2. If you can make a “fair argument” using “substantial evidence” that an agency, business or person might have, used, or obtained your personal information without your consent the Court is required to find they have violated your constitutional Right to Privacy. (This is similar to the fundamental principle of aircraft flight safety, that a potentially hazardous condition must be proven to be safe. It is foolhardy to complacently assume it is safe until its danger can be proved.)
Tell your friends but don’t stop there — send this article to your Congressman/Congresswoman and Senators and persistently insist they introduce, advocate for, and vote for a Bill with all six of these vital personal and Democracy protections.
“Transparency: Consumers have a right to easily understandable information about privacy and security practices.
(dd: This falsely assumes you have no right to control or stop access and use of your personal information.)
“Respect for Context: Consumers have a right to expect that organizations will collect, use, and disclose personal data in ways that are consistent with the context in which consumers provide the data.
(dd: Again, falsely assumes you can’t control your personal information.)
“Security: Consumers have a right to secure and responsible handling of personal data.
(dd: Falsely assumes you can’t rescind use of your personal information and require its deletion..)
“Access and Accuracy: Consumers have a right to access and correct personal data in usable formats, in a manner that is appropriate to the sensitivity of the data and the risk of adverse consequences to consumers if the data are inaccurate.
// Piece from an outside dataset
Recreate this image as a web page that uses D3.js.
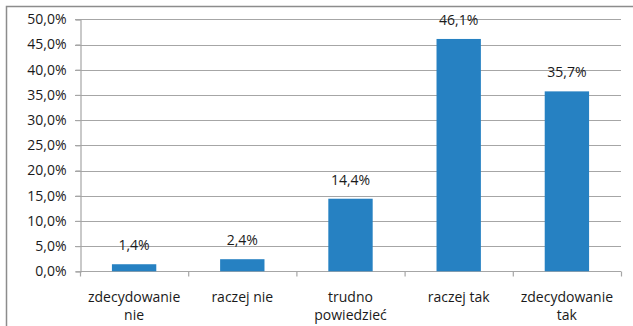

(dd: Falsely implies that the only rights you have, or control you get, is to improve the data quality for government and corporate invasions of your privacy.)
“Focused Collection: Consumers have a right to reasonable limits on the personal data that companies collect and retain.
(dd: “Accidentally?” forgot to let you limit government collection of your data. Only “limits,” does not let you stop, Corporate collection of your data. Companies can collect your data but you have to go to court if you feel its too much.)
“Accountability: Consumers have a right to have personal data handled by companies with appropriate measures in place to assure they adhere to the Consumer Privacy Bill of Rights.
(dd: This is irrelevant, because the alleged “Rights” are all so meaningless, so empty. It also ignores any government mis-use of your personal data..)
It is satisfying to note how a web search on “you own your personal information” now returns some 30 entries. When this article was first published — it was the only one.
Behind every good blogger is an aweseome thinker!
You are undoubtedly one of these.
So how can I refuse a corporation’s use of my information?
Currently, you would have to be a California resident to use the explicit
“Right to Privacy” in the State Constitution’s first paragraph.
Once a good attorney takes that provision to the state Supreme Court, I guarantee abusive corporations (can you spell Facebook . . .) will sit up and take notice – just as they did after the European Union made a Cookie policy mandatory.
http://www.cookielaw.org/the-cookie-law/
Thank you for asking Angela.
First, tell them you know Privacy is a Right in Calfornia,
and you value your privacy.
Second, tell them they don’t need that information
and you respectfully insist they waive that specific
request for information for you.
Third, if they refuse – take your business elsewhere – and tell them it is because of their insistence on violating your privacy.